End-to-End Deep Reinforcement Learning for Lane Keeping Assist
The paper "End-to-End Deep Reinforcement Learning for Lane Keeping Assist" examines the application of deep reinforcement learning (DRL) techniques in the context of autonomous vehicle control, specifically focusing on the lane-keeping assist function. Traditional supervised learning approaches in autonomous driving face challenges due to the dynamic interaction with the environment, which necessitates adaptive and responsive learning systems. This paper explores DRL methodologies to address these challenges, utilizing both discrete and continuous action frameworks: Deep Q-Networks (DQN) for discrete actions and Deep Deterministic Actor Critic (DDAC) for continuous actions.
Algorithms and Methodologies
The authors structure the problem space into two main categories and examine the performance of each using an open-source car racing simulator, TORCS. This choice enables the simulation of complex road scenarios and basic vehicle interactions.
- Deep Q-Networks (DQN): This method employs Q-learning with deep neural networks (DNN) to approximate Q-values. The algorithm transforms scenarios with discrete state-action spaces into an end-to-end learning problem to minimize the Mean Square Error (MSE) of the Q-values. Nevertheless, DQN is limited to discrete actions, which can result in abrupt control responses.
- Deep Deterministic Actor Critic (DDAC): In contrast to DQN, DDAC handles continuous action spaces. It employs actor-critic methodologies where the actor network dictates policy mapping from states to actions, and the critic network evaluates these actions. The continuous nature of DDAC's action space allows for smoother control, representing a significant advantage in maneuvering scenarios involving curvatures and turns.
Further, the paper explores additional DRL techniques such as deep recurrent reinforcement learning and deep attention reinforcement learning, highlighting their relevance in situations where full environmental visibility is absent, and trailed objects need continuous tracking.
Experimental Setup and Results
Utilizing TORCS, the simulation setup integrates sensor input data, which includes track position and car speed, with the intention of training the networks end-to-end.
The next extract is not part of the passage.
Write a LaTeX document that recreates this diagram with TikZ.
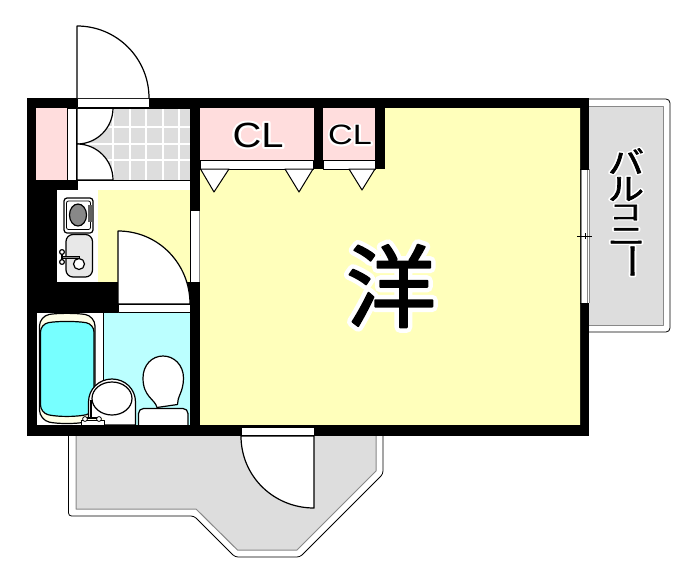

Both DQN and DDAC demonstrate successful lane-keeping capabilities with DQN showing inefficiencies due to action discretization, particularly in curves where abrupt actions are noticeable. Conversely, DDAC's continuous policy gradient offers improved smoothness in vehicle control, reflecting its superiority in handling both straight and curved road sections proficiently.
Implications and Future Directions
The exploration of termination conditions within the simulation highlights the influence of constraint setting on learning efficiency. Results indicate that unconstrained learning leads to faster convergence, albeit with a risk of settling into local minimum points. These findings underscore the need for fine-tuning reward structures and termination parameters to optimize DRL systems in real-world autonomous driving applications.
The paper provides empirical evidence for the effectiveness of DRL in lane-keeping. It opens up considerations for integrating DRL across broader autonomous driving functions. Future efforts might focus on enhancing the robustness of DRL models to handle more complex interactions, advanced sensor fusion techniques, and optimizing training algorithms for improved performance in unpredictable driving environments, pushing towards real-world applicability in autonomous systems.